Indian-American theoretical particle physicist

Raman Sundrum (born 1964) is an Indian-American theoretical particle physicist. He contributed to the field with a class of models called the Randall–Sundrum models, first published in 1999 with Lisa Randall.
Sundrum is a Distinguished University Professor at the University of Maryland and the director of Maryland Center for Fundamental Physics.

==Biography==
Sundrum did his undergraduate studies at University of Sydney in Australia and received his Ph.D. from Yale University in 1990. He was one of two Alumni Centennial Professors in the Department of Physics and Astronomy of the Johns Hopkins University. He was elected a Fellow of the American Physical Society in 2003 "for his discoveries in supergravity and in theories of extra dimensions, and for applications to testable models of fundamental physics".

In 2010, Sundrum left Johns Hopkins and moved to the University of Maryland. His research is in theoretical particle physics and focuses on theoretical mechanisms and observable implications of extra spacetime dimensions, supersymmetry, and strongly coupled dynamics.

According to Scientific American, he was considering leaving physics for finance, when his future collaborator Lisa Randall called to propose working together on membranes, or "branes" as they are known. Branes are domains or swaths of several spatial dimensions within a higher-dimensional space.
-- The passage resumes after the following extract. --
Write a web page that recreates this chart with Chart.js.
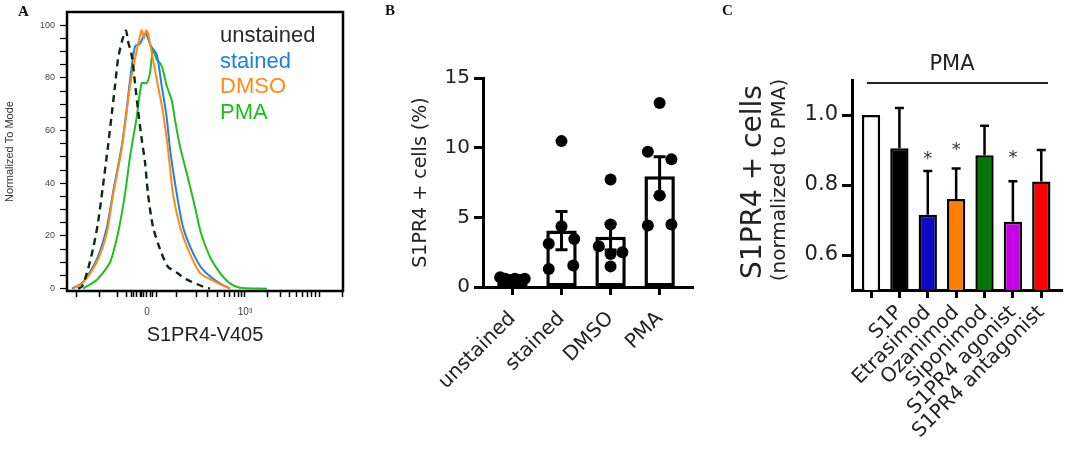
<!DOCTYPE html>
<html><head><meta charset="utf-8">
<script src="https://cdn.jsdelivr.net/npm/chart.js@4.4.1/dist/chart.umd.min.js"></script>
<style>
html,body{margin:0;padding:0;background:#fff;}
#wrap{position:relative;width:1065px;height:452px;overflow:hidden;background:#fff;}
canvas{position:absolute;left:0;top:0;}
.t{position:absolute;white-space:nowrap;line-height:1;}
</style></head><body>
<div id="wrap">
<canvas id="cA" width="1065" height="452"></canvas>
<canvas id="cB" width="1065" height="452"></canvas>
<canvas id="cC" width="1065" height="452"></canvas>
<div class="t" style="left:18px;top:3px;font:bold 15px 'Liberation Serif';color:#111">A</div>
<div class="t" style="left:385px;top:2px;font:bold 15px 'Liberation Serif';color:#111">B</div>
<div class="t" style="left:722px;top:2px;font:bold 15px 'Liberation Serif';color:#111">C</div>
<div class="t" style="left:952px;top:51px;transform:translateX(-50%);font:21px 'DejaVu Sans';color:#222">PMA</div>
<div style="position:absolute;left:867px;top:82px;width:181px;height:2px;background:#222"></div>
<div class="t" style="left:751px;top:182px;transform:translate(-50%,-50%) rotate(-90deg);font:28px 'DejaVu Sans';color:#222">S1PR4 + cells</div>
<div class="t" style="left:778px;top:180px;transform:translate(-50%,-50%) rotate(-90deg);font:20px 'DejaVu Sans';color:#222">(normalized to PMA)</div>
</div>
<script>
// ---------- Panel A: histograms ----------
const histSeries = ['unstained', 'stained', 'DMSO', 'PMA'];
const unstained = [[-704,0],[-663,0.8],[-612,6],[-551,15],[-500,25],[-449,39],[-398,54],[-357,67],[-326,77],[-296,87],[-255,94],[-214,98],[-194,94],[-153,88],[-122,78],[-92,68],[-51,56],[-20,48],[10,36],[61,23.5],[133,15],[214,8.3],[306,6],[408,3.4],[571,0.8],[643,0]];
const stained = [[-765,0],[-653,2.5],[-513,11],[-411,23],[-344,37],[-258,54],[-214,66],[-173,79],[-122,92],[-71,93],[-31,96],[-10,97],[10,95],[41,92],[99,89],[150,77],[201,65],[235,53],[286,40],[367,23.5],[469,13.6],[571,7.2],[714,2.7],[847,0]];
const dmso = [[-755,0],[-653,2.3],[-513,10],[-411,21],[-344,36],[-258,53],[-214,65],[-173,77],[-112,89],[-54,98],[-30,95],[-10,98],[10,97],[31,93],[61,87],[112,77],[163,67],[214,53],[265,36],[337,23.5],[418,15],[541,6],[714,2.3],[847,0]];
const pma = [[-653,0],[-510,3.4],[-377,10],[-296,21],[-224,36],[-173,50],[-105,65],[-54,78],[-3,78],[31,82],[61,90.5],[99,87],[133,85.6],[163,83],[201,77],[252,71.6],[286,64],[337,54],[418,42],[490,31],[551,21],[643,12],[745,6],[847,2],[949,0.3],[1224,0]];
const histData = [unstained, stained, dmso, pma];
const histColors = ['#0e2a12', '#2280e0', '#ff8a14', '#20bf20'];
const legendColors = ['#2a2a2a', '#1f7fe0', '#ff8a14', '#18c018'];
const histOrder = [0, 2, 1, 3];
const aYTicks = [0,5,10,15,20,25,30,35,40,45,50,55,60,65,70,75,80,85,90,95,100];
const aYLabelValues = [0,20,40,60,80,100];
const aXTicks = [-717,-480,-296,-204,-163,-133,-102,-71,-51,-31,0,31,61,102,306,510,622,724,790,847,892,933,969,1000,1230,1365,1459,1530,1591,1642,1683,1724,1765,1990];
const aXLabelValues = [0, 1000];
const aXLabelText = ['0', '10\u00B3'];

// ---------- Panel B ----------
const bCats = ['unstained', 'stained', 'DMSO', 'PMA'];
const bMeans = [0.55, 4.05, 3.6, 7.95];
const bSem = [0.05, 1.37, 0.95, 1.4];
const bPoints = [[0.7,0.6,0.5,0.6,0.5,0.6],[10.47,4.36,3.1,3.45,1.29,1.55],[7.71,4.48,2.92,2.49,2.37,1.48],[13.2,9.71,9.16,6.57,4.41,4.48]];
const bJitter = [[-0.25,-0.15,-0.05,0.05,0.15,0.25],[0,0,-0.26,0.26,-0.26,0.24],[0,0,-0.24,0.24,0,0],[0,-0.24,0.24,0,-0.24,0.24]];
const bYTicks = [0, 5, 10, 15];

// ---------- Panel C ----------
const cCats = ['', 'S1P', 'Etrasimod', 'Ozanimod', 'Siponimod', 'S1PR4 agonist', 'S1PR4 antagonist'];
const cMeans = [1.0, 0.905, 0.715, 0.76, 0.885, 0.695, 0.81];
const cErr = [0, 0.115, 0.125, 0.087, 0.084, 0.116, 0.09];
const cStars = [null, null, 0.893, 0.917, null, 0.895, null];
const cColors = ['#ffffff', '#000000', '#0a0ac8', '#ff8000', '#077507', '#c800e8', '#ff0000'];
const cYTicks = [0.6, 0.8, 1.0];

Chart.defaults.font.family = "'Liberation Sans', Arial, sans-serif";
Chart.defaults.animation = false;

// legend of panel A (HTML text)
const wrap = document.getElementById('wrap');
histSeries.forEach((name, i) => {
  const d = document.createElement('div');
  d.className = 't';
  d.textContent = name;
  d.style.cssText = `left:220px;top:${22 + i * 25.5}px;font:22px 'Liberation Sans';color:${legendColors[i]}`;
  wrap.appendChild(d);
});

const boxPlugin = {
  id: 'box',
  afterDraw(chart) {
    const {ctx, chartArea: a} = chart;
    ctx.save(); ctx.strokeStyle = '#000'; ctx.lineWidth = 2.5;
    ctx.strokeRect(a.left, a.top, a.right - a.left, a.bottom - a.top);
    ctx.restore();
  }
};

function makeErrPlugin(cfg) {
  return {
    id: 'errbars_' + Math.random().toString(36).slice(2),
    afterDatasetsDraw(chart) {
      const {ctx} = chart; const x = chart.scales.x, y = chart.scales.y;
      ctx.save(); ctx.strokeStyle = '#000'; ctx.lineWidth = cfg.lineWidth;
      cfg.means.forEach((m, i) => {
        const e = cfg.errors[i]; if (!e) return;
        const cx = x.getPixelForValue(i);
        const yt = y.getPixelForValue(m + e);
        const yb = y.getPixelForValue(cfg.both ? m - e : m);
        ctx.beginPath();
        ctx.moveTo(cx, yb); ctx.lineTo(cx, yt);
        ctx.moveTo(cx - cfg.cap / 2, yt); ctx.lineTo(cx + cfg.cap / 2, yt);
        if (cfg.both) { ctx.moveTo(cx - cfg.cap / 2, yb); ctx.lineTo(cx + cfg.cap / 2, yb); }
        ctx.stroke();
      });
      if (cfg.stars) {
        const size = 18;
        ctx.fillStyle = '#333'; ctx.font = size + "px 'DejaVu Sans'";
        ctx.textAlign = 'center'; ctx.textBaseline = 'alphabetic';
        cfg.stars.forEach((s, i) => {
          if (s == null) return;
          ctx.fillText('*', x.getPixelForValue(i), y.getPixelForValue(s) + 0.62 * size);
        });
      }
      ctx.restore();
    }
  };
}

// ---------- Chart A ----------
new Chart(document.getElementById('cA'), {
  type: 'line',
  data: {
    datasets: histSeries.map((name, i) => ({
      label: name,
      data: histData[i].map(p => ({x: p[0], y: p[1]})),
      borderColor: histColors[i],
      borderWidth: i === 0 ? 2.4 : 2,
      borderDash: i === 0 ? [7, 5] : [],
      pointRadius: 0, tension: 0.25, fill: false,
      order: histOrder[i]
    }))
  },
  options: {
    responsive: false, animation: false, events: [],
    layout: {padding: {left: 0, top: 12, right: 722, bottom: 105}},
    plugins: {legend: {display: false}, tooltip: {enabled: false}},
    scales: {
      x: {
        type: 'linear', min: -816, max: 2000,
        afterBuildTicks: s => { s.ticks = aXTicks.map(v => ({value: v})); },
        afterFit: s => { s.height = 56; },
        ticks: {
          autoSkip: false, maxRotation: 0, minRotation: 0, padding: 9, color: '#444',
          font: {size: 10},
          callback: v => { const k = aXLabelValues.indexOf(v); return k >= 0 ? aXLabelText[k] : ''; }
        },
        grid: {drawOnChartArea: false, tickLength: 6, tickColor: '#000', tickWidth: 1.5},
        border: {display: false},
        title: {display: true, text: 'S1PR4-V405', color: '#222', font: {size: 20}, padding: {top: 0, bottom: 0}}
      },
      y: {
        min: -0.9, max: 105,
        afterBuildTicks: s => { s.ticks = aYTicks.map(v => ({value: v})); },
        afterFit: s => { s.width = 67; },
        ticks: {
          autoSkip: false, padding: 5, color: '#444', font: {size: 9},
          callback: v => aYLabelValues.includes(v) ? String(v) : ''
        },
        grid: {drawOnChartArea: false, tickLength: 7, tickColor: '#000', tickWidth: 1.2},
        border: {display: false},
        title: {display: true, text: 'Normalized To Mode', color: '#333', font: {size: 11}, padding: {top: 3, bottom: 0}}
      }
    }
  },
  plugins: [boxPlugin]
});

// ---------- Chart B ----------
const bScatter = [];
bPoints.forEach((arr, i) => arr.forEach((v, j) => bScatter.push({x: i + bJitter[i][j], y: v})));
new Chart(document.getElementById('cB'), {
  type: 'bar',
  data: {
    datasets: [
      {
        type: 'scatter', data: bScatter, pointRadius: 6, pointBackgroundColor: '#000',
        pointBorderWidth: 0, backgroundColor: '#000', order: 0, clip: false
      },
      {
        type: 'bar', data: bMeans.map((v, i) => ({x: i, y: v})),
        backgroundColor: '#fff', borderColor: '#000', borderWidth: 3.5, borderSkipped: false,
        barPercentage: 0.62, categoryPercentage: 1, order: 1
      }
    ]
  },
  options: {
    responsive: false, animation: false, events: [],
    layout: {padding: {left: 400, top: 78, right: 372, bottom: 5}},
    plugins: {legend: {display: false}, tooltip: {enabled: false}},
    scales: {
      x: {
        type: 'linear', min: -0.6, max: 3.68, offset: false,
        afterBuildTicks: s => { s.ticks = bCats.map((c, i) => ({value: i})); },
        afterFit: s => { s.height = 160; },
        ticks: {
          autoSkip: false, minRotation: 45, maxRotation: 45, padding: 12, color: '#222',
          font: {size: 20, family: "'DejaVu Sans'"},
          callback: v => bCats[v] ?? ''
        },
        grid: {offset: false, drawOnChartArea: false, tickLength: 8, tickColor: '#000', tickWidth: 3},
        border: {display: true, color: '#000', width: 3}
      },
      y: {
        min: 0, max: 15,
        afterBuildTicks: s => { s.ticks = bYTicks.map(v => ({value: v})); },
        afterFit: s => { s.width = 83; },
        ticks: {padding: 4, color: '#222', font: {size: 20, family: "'DejaVu Sans'"}},
        grid: {drawOnChartArea: false, tickLength: 9, tickColor: '#000', tickWidth: 3},
        border: {display: true, color: '#000', width: 3},
        title: {display: true, text: 'S1PR4 + cells (%)', color: '#222', font: {size: 19, family: "'DejaVu Sans'"}, padding: {top: 10, bottom: 0}}
      }
    }
  },
  plugins: [makeErrPlugin({means: bMeans, errors: bSem, both: true, cap: 12, lineWidth: 3})]
});

// ---------- Chart C ----------
new Chart(document.getElementById('cC'), {
  type: 'bar',
  data: {
    datasets: [{
      data: cMeans.map((v, i) => ({x: i, y: v})),
      backgroundColor: cColors, borderColor: '#000', borderWidth: 2.5, borderSkipped: false,
      barPercentage: 0.645, categoryPercentage: 1
    }]
  },
  options: {
    responsive: false, animation: false, events: [],
    layout: {padding: {left: 737, top: 80, right: 3, bottom: 2}},
    plugins: {legend: {display: false}, tooltip: {enabled: false}},
    scales: {
      x: {
        type: 'linear', min: -0.67, max: 6.73, offset: false,
        afterBuildTicks: s => { s.ticks = cCats.map((c, i) => ({value: i})); },
        afterFit: s => { s.height = 160; },
        ticks: {
          autoSkip: false, minRotation: 45, maxRotation: 45, padding: 3, color: '#222',
          font: {size: 20, family: "'DejaVu Sans'"},
          callback: v => cCats[v] ?? ''
        },
        grid: {offset: false, drawOnChartArea: false, tickLength: 8, tickColor: '#000', tickWidth: 3},
        border: {display: true, color: '#000', width: 3}
      },
      y: {
        min: 0.5, max: 1.1,
        afterBuildTicks: s => { s.ticks = cYTicks.map(v => ({value: v})); },
        afterFit: s => { s.width = 115; },
        ticks: {padding: 4, color: '#222', font: {size: 21, family: "'DejaVu Sans'"}, callback: v => v.toFixed(1)},
        grid: {drawOnChartArea: false, tickLength: 10, tickColor: '#000', tickWidth: 3},
        border: {display: true, color: '#000', width: 3}
      }
    }
  },
  plugins: [makeErrPlugin({means: cMeans, errors: cErr, both: false, cap: 9, lineWidth: 2.5, stars: cStars})]
});
</script>
</body></html>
The fruits of that collaboration were papers known as RS-1 and RS-2.

==Honors and awards==
- 2019: J. J. Sakurai Prize for Theoretical Particle Physics from the American Physical Society "For creative contributions to physics beyond the Standard Model, in particular the discovery that warped extra dimensions of space can solve the hierarchy puzzle, which has had a tremendous impact on searches at the Large Hadron Collider."